WORK TO DO
Reproduce the listing below in full and without alteration, apart from its pictures.
-----
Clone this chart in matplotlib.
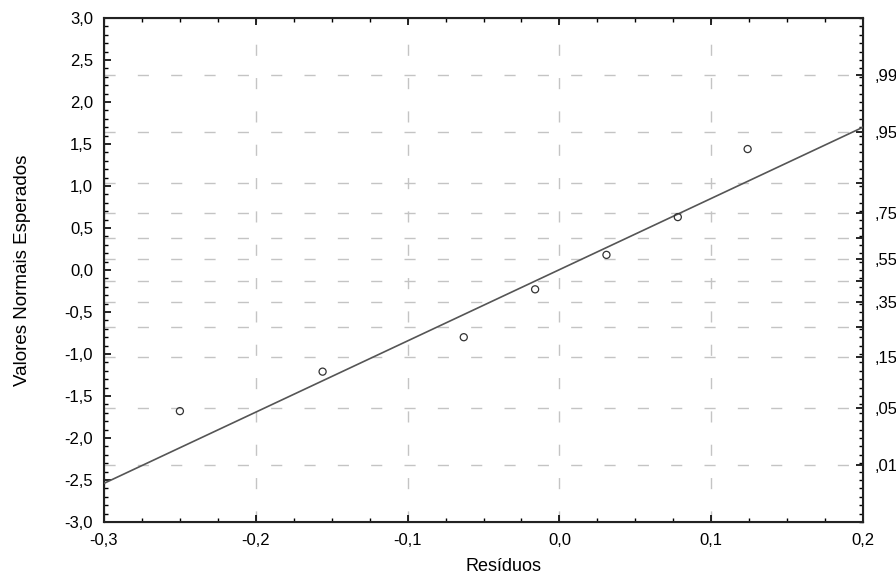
import matplotlib
matplotlib.use('Agg')
import matplotlib.pyplot as plt
from matplotlib.ticker import MultipleLocator, FuncFormatter

# residuals vs expected normal values
residuos = [-0.250, -0.156, -0.063, -0.016, 0.031, 0.078, 0.124]
valores_esperados = [-1.68, -1.21, -0.80, -0.23, 0.18, 0.63, 1.44]

# reference line end points
linha_x = [-0.3, 0.2]
linha_y = [-2.54, 1.70]

# probability scale on the right
prob_z = [-2.326, -1.645, -1.036, -0.674, -0.385, -0.126, 0.126, 0.385, 0.674, 1.036, 1.645, 2.326]
prob_labels = [',01', ',05', ',15', '', ',35', '', ',55', '', ',75', '', ',95', ',99']

plt.rcParams['font.family'] = ['Liberation Sans', 'DejaVu Sans']
comma = FuncFormatter(lambda v, p: f'{v:.1f}'.replace('.', ','))

fig = plt.figure(figsize=(8.96, 5.81), dpi=100)
ax = fig.add_axes([104 / 896, 59 / 581, 759 / 896, 504 / 581])

grid_style = dict(color='#c4c4c4', lw=1.0, linestyle=(0, (8, 16)))

ax.plot(linha_x, linha_y, color='#555555', lw=1.2, zorder=3)
ax.scatter(residuos, valores_esperados, s=26, facecolors='none', edgecolors='#333333',
           linewidths=0.9, zorder=4)

ax.set_xlim(-0.3, 0.2)
ax.set_ylim(-3.0, 3.0)
ax.xaxis.set_major_locator(MultipleLocator(0.1))
ax.xaxis.set_minor_locator(MultipleLocator(0.025))
ax.yaxis.set_major_locator(MultipleLocator(0.5))
ax.yaxis.set_minor_locator(MultipleLocator(0.1))
ax.xaxis.set_major_formatter(comma)
ax.yaxis.set_major_formatter(comma)
ax.tick_params(which='both', direction='in', top=True, labelsize=12, colors='black')
ax.tick_params(which='major', length=5, width=1.2, pad=8)
ax.tick_params(which='minor', length=3, width=1.0)
ax.grid(axis='x', which='major', **grid_style)

for s in ax.spines.values():
    s.set_linewidth(1.5)
    s.set_color('#222222')

ax2 = ax.twinx()
ax2.set_ylim(-3.0, 3.0)
ax2.set_yticks(prob_z)
ax2.set_yticklabels(prob_labels)
ax2.yaxis.set_minor_locator(MultipleLocator(0.1))
ax2.tick_params(which='both', direction='in', labelsize=12, pad=8)
ax2.tick_params(which='major', length=5, width=1.2)
ax2.tick_params(which='minor', length=3, width=1.0)
ax2.grid(axis='y', which='major', **grid_style)
ax2.set_zorder(0)
ax.set_zorder(1)
ax.patch.set_visible(False)

ax.set_xlabel('Resíduos', fontsize=13)
ax.xaxis.set_label_coords(0.527, -0.072)
ax.set_ylabel('Valores Normais Esperados', fontsize=13.5, labelpad=24)

fig.savefig('out.png', dpi=100)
-----
ANSWER FOR THE TASK
Clone this chart in matplotlib.
import matplotlib
matplotlib.use('Agg')
import matplotlib.pyplot as plt
from matplotlib.ticker import MultipleLocator, FuncFormatter

# residuals vs expected normal values
residuos = [-0.250, -0.156, -0.063, -0.016, 0.031, 0.078, 0.124]
valores_esperados = [-1.68, -1.21, -0.80, -0.23, 0.18, 0.63, 1.44]

# reference line end points
linha_x = [-0.3, 0.2]
linha_y = [-2.54, 1.70]

# probability scale on the right
prob_z = [-2.326, -1.645, -1.036, -0.674, -0.385, -0.126, 0.126, 0.385, 0.674, 1.036, 1.645, 2.326]
prob_labels = [',01', ',05', ',15', '', ',35', '', ',55', '', ',75', '', ',95', ',99']

plt.rcParams['font.family'] = ['Liberation Sans', 'DejaVu Sans']
comma = FuncFormatter(lambda v, p: f'{v:.1f}'.replace('.', ','))

fig = plt.figure(figsize=(8.96, 5.81), dpi=100)
ax = fig.add_axes([104 / 896, 59 / 581, 759 / 896, 504 / 581])

grid_style = dict(color='#c4c4c4', lw=1.0, linestyle=(0, (8, 16)))

ax.plot(linha_x, linha_y, color='#555555', lw=1.2, zorder=3)
ax.scatter(residuos, valores_esperados, s=26, facecolors='none', edgecolors='#333333',
           linewidths=0.9, zorder=4)

ax.set_xlim(-0.3, 0.2)
ax.set_ylim(-3.0, 3.0)
ax.xaxis.set_major_locator(MultipleLocator(0.1))
ax.xaxis.set_minor_locator(MultipleLocator(0.025))
ax.yaxis.set_major_locator(MultipleLocator(0.5))
ax.yaxis.set_minor_locator(MultipleLocator(0.1))
ax.xaxis.set_major_formatter(comma)
ax.yaxis.set_major_formatter(comma)
ax.tick_params(which='both', direction='in', top=True, labelsize=12, colors='black')
ax.tick_params(which='major', length=5, width=1.2, pad=8)
ax.tick_params(which='minor', length=3, width=1.0)
ax.grid(axis='x', which='major', **grid_style)

for s in ax.spines.values():
    s.set_linewidth(1.5)
    s.set_color('#222222')

ax2 = ax.twinx()
ax2.set_ylim(-3.0, 3.0)
ax2.set_yticks(prob_z)
ax2.set_yticklabels(prob_labels)
ax2.yaxis.set_minor_locator(MultipleLocator(0.1))
ax2.tick_params(which='both', direction='in', labelsize=12, pad=8)
ax2.tick_params(which='major', length=5, width=1.2)
ax2.tick_params(which='minor', length=3, width=1.0)
ax2.grid(axis='y', which='major', **grid_style)
ax2.set_zorder(0)
ax.set_zorder(1)
ax.patch.set_visible(False)

ax.set_xlabel('Resíduos', fontsize=13)
ax.xaxis.set_label_coords(0.527, -0.072)
ax.set_ylabel('Valores Normais Esperados', fontsize=13.5, labelpad=24)

fig.savefig('out.png', dpi=100)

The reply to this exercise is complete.